Skip to content

Latest commit

 

History

History
54 lines (37 loc) · 2.54 KB

README.md

File metadata and controls

54 lines (37 loc) · 2.54 KB

GSDB : Genome Structure Database


Bioinformatics, Data Mining, Machine Learning (BDM) Laboratory,

University of Missouri, Columbia MO 65211


Contact:

             Jianlin Cheng, PhD
             Department of Computer Science
             University of Missouri, Columbia
             Email: [email protected]

GSDB is a database of Hi-C data chromosome and genome structures. Our goal is that this database will enable the exploration of the dynamic architecture of the different Hi-C 3D structure in a variety of cells and tissues.

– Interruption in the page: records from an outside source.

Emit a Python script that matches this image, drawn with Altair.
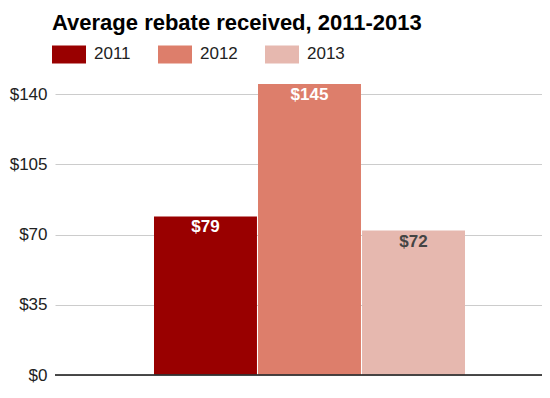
import altair as alt
import pandas as pd

years = ["2011", "2012", "2013"]
rebates = [79, 145, 72]
labels = ["$79", "$145", "$72"]

bar_colors = ["#990000", "#dd7e6b", "#e6b8af"]
text_colors = ["#ffffff", "#ffffff", "#444444"]

df = pd.DataFrame({"year": years, "rebate": rebates, "label": labels})

FONT = "Liberation Sans"

x = alt.X("year:N", axis=None,
          scale=alt.Scale(paddingInner=0.01, paddingOuter=0.846, align=0.5625))
y = alt.Y("rebate:Q", title=None,
          scale=alt.Scale(domain=[0, 150], nice=False),
          axis=alt.Axis(values=[0, 35, 70, 105, 140], labelExpr="'$' + datum.value",
                        domain=False, ticks=False, grid=True, gridColor="#cccccc",
                        labelFontSize=17, labelColor="#222222", labelFont=FONT,
                        labelPadding=8))

bars = alt.Chart(df).mark_bar().encode(
    x=x, y=y,
    color=alt.Color("year:N", scale=alt.Scale(domain=years, range=bar_colors),
                    legend=alt.Legend(title=None, orient="none", direction="horizontal",
                                      legendX=-3, legendY=-37,
                                      symbolType="M-1,-0.53L1,-0.53L1,0.53L-1,0.53Z",
                                      symbolSize=1156, symbolStrokeWidth=0,
                                      symbolOpacity=1, labelOffset=8,
                                      labelFontSize=17, labelColor="#222222",
                                      labelFont=FONT, columnPadding=27, padding=0)),
)

text = alt.Chart(df).mark_text(fontWeight="bold", fontSize=17, font=FONT,
                               baseline="middle", dy=11).encode(
    x=x, y=y,
    text="label:N",
    color=alt.Color("year:N", scale=alt.Scale(domain=years, range=text_colors), legend=None),
)

base = alt.Chart(df).mark_rule(color="#333333", strokeWidth=1).encode(y=alt.datum(0))

chart = alt.layer(bars, text, base).resolve_scale(color="independent").properties(
    width=487, height=301,
    title=alt.TitleParams("Average rebate received, 2011-2013", anchor="start",
                          frame="group", fontSize=22, fontWeight="bold",
                          font=FONT, color="#000000", dx=-3, dy=29, offset=14,
                          baseline="alphabetic"),
    autosize=alt.AutoSizeParams(type="none"),
    padding={"left": 47, "top": 66, "right": 0, "bottom": 8},
).configure_view(stroke=None)

chart.save("out.html", embed_options={"renderer": "svg", "actions": False})
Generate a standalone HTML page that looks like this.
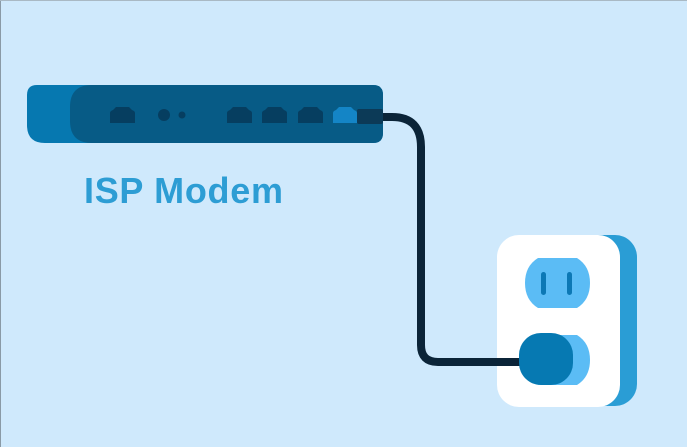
<!DOCTYPE html>
<html><head><meta charset="utf-8"><style>
html,body{margin:0;padding:0;}
body{width:687px;height:447px;overflow:hidden;background:#cfe9fc;}
svg{display:block;}
</style></head><body>
<svg width="687" height="447" viewBox="0 0 687 447" xmlns="http://www.w3.org/2000/svg">
<rect x="0" y="0" width="687" height="447" fill="#cfe9fc"/>
<line x1="0.5" y1="0" x2="0.5" y2="447" stroke="#8a9aa6" stroke-width="1"/>
<line x1="0" y1="0.5" x2="687" y2="0.5" stroke="#a9b9c4" stroke-width="1"/>
<!-- modem -->
<path d="M37 85 H373 Q383 85 383 95 V133 Q383 143 373 143 H45 Q27 143 27 125 V95 Q27 85 37 85 Z" fill="#0678b0"/>
<path d="M92 85 H373 Q383 85 383 95 V133 Q383 143 373 143 H92 Q70 143 70 121 V107 Q70 85 92 85 Z" fill="#075b86"/>
<!-- ports -->
<g fill="#063e60">
<path d="M110 113 Q110 111 113 110 L116 107 H129 L132 110 Q135 111 135 113 V123 H110 Z"/>
<path d="M227 113 Q227 111 230 110 L233 107 H246 L249 110 Q252 111 252 113 V123 H227 Z"/>
<path d="M262 113 Q262 111 265 110 L268 107 H281 L284 110 Q287 111 287 113 V123 H262 Z"/>
<path d="M298 113 Q298 111 301 110 L304 107 H317 L320 110 Q323 111 323 113 V123 H298 Z"/>
<circle cx="164" cy="115" r="6"/>
<circle cx="182" cy="115" r="3.5"/>
</g>
<path d="M333 113 Q333 111 336 110 L339 107 H351 L354 110 Q357 111 357 113 V123 H333 Z" fill="#1485c6"/>
<!-- label -->
<text x="84" y="203" font-family="Liberation Sans, sans-serif" font-weight="bold" font-size="36" letter-spacing="0.7" fill="#2d9dd4">ISP Modem</text>
<!-- outlet -->
<rect x="514" y="235" width="123" height="171" rx="22" fill="#2a9dd5"/>
<rect x="497" y="235" width="123" height="172" rx="22" fill="#ffffff"/>
<path d="M538 258 H577 Q590 266 590 283 Q590 300 577 308 H538 Q525 300 525 283 Q525 266 538 258 Z" fill="#5bbcf5"/>
<rect x="541" y="272" width="5" height="23" rx="2.5" fill="#0c78b5"/>
<rect x="567" y="272" width="5" height="23" rx="2.5" fill="#0c78b5"/>
<path d="M538 335 H577 Q590 343 590 360 Q590 377 577 385 H538 Q525 377 525 360 Q525 343 538 335 Z" fill="#5bbcf5"/>
<!-- cable -->
<path d="M380 117 H392 Q421 117 421 147 V345 Q421 362 438 362 H528" fill="none" stroke="#0b2438" stroke-width="8"/>
<rect x="357" y="109" width="26" height="15" rx="2" fill="#0c3a57"/>
<rect x="519" y="333" width="54" height="52" rx="22" fill="#0679b2"/>
</svg>
</body></html>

Over 50,000 structures from 12 start-of-the-art Hi-C data structure prediction algorithms for 32 Hi-C datasets each containing varying resolutions.

1. Content of folders:

  • src: source code for the website
  • GSDB_Scripts: Contains the Algorithms and the scripts used for data extraction, data normalization, and 3D structure generation.
  • Database Data Info.xlsx: Contains more information about the Hi-C data and the 3D structure prediction tools
  • ID_Generator.jar: Java executable file to create the GSDB ID. To execute type in terminal: java -jar ID_Generator.jar

2. Algorithms Input

For each algorithm, we have described the contact matrix input format they accept and the input file name extension/suffix used for the 3D structure Construction

Algorithm Input Format GSDB Input filename suffix
LorDG 3-column Matrix _list.txt
3DMax 3-column Matrix _list.txt
MOGEN 3-column Matrix _list.txt
Pastis 3-column Matrix(bin1,bin2,IF), and mapping coordinate(chr, start_pos,end_pos, bin) .n_contact, .cbins
Chromosome3D n x n Square Matrix _matrix.txt
HSA 2-column bin positon with n x n Square Matrix _HSA.txt
miniMDS Chromosome,positon,IF(chr,start_pos1,end_pos1,chr, start_pos2,end_pos2,IF) .bed
ShRec3D n x n Square Matrix _matrix.txt
GEM 2-column bin positon with n x n Square Matrix _HSA.txt
ChromSDE 3-column Matrix, and mapping coordinate .n_contact, .cbins
SIMBA3D n x n Square Matrix .npy
InfMod3DGen n x n Square Matrix _matrix.txt

3. Disclaimer

The executable software and the source code of is distributed free of charge as it is to any non-commercial users. The authors hold no liabilities to the performance of the program.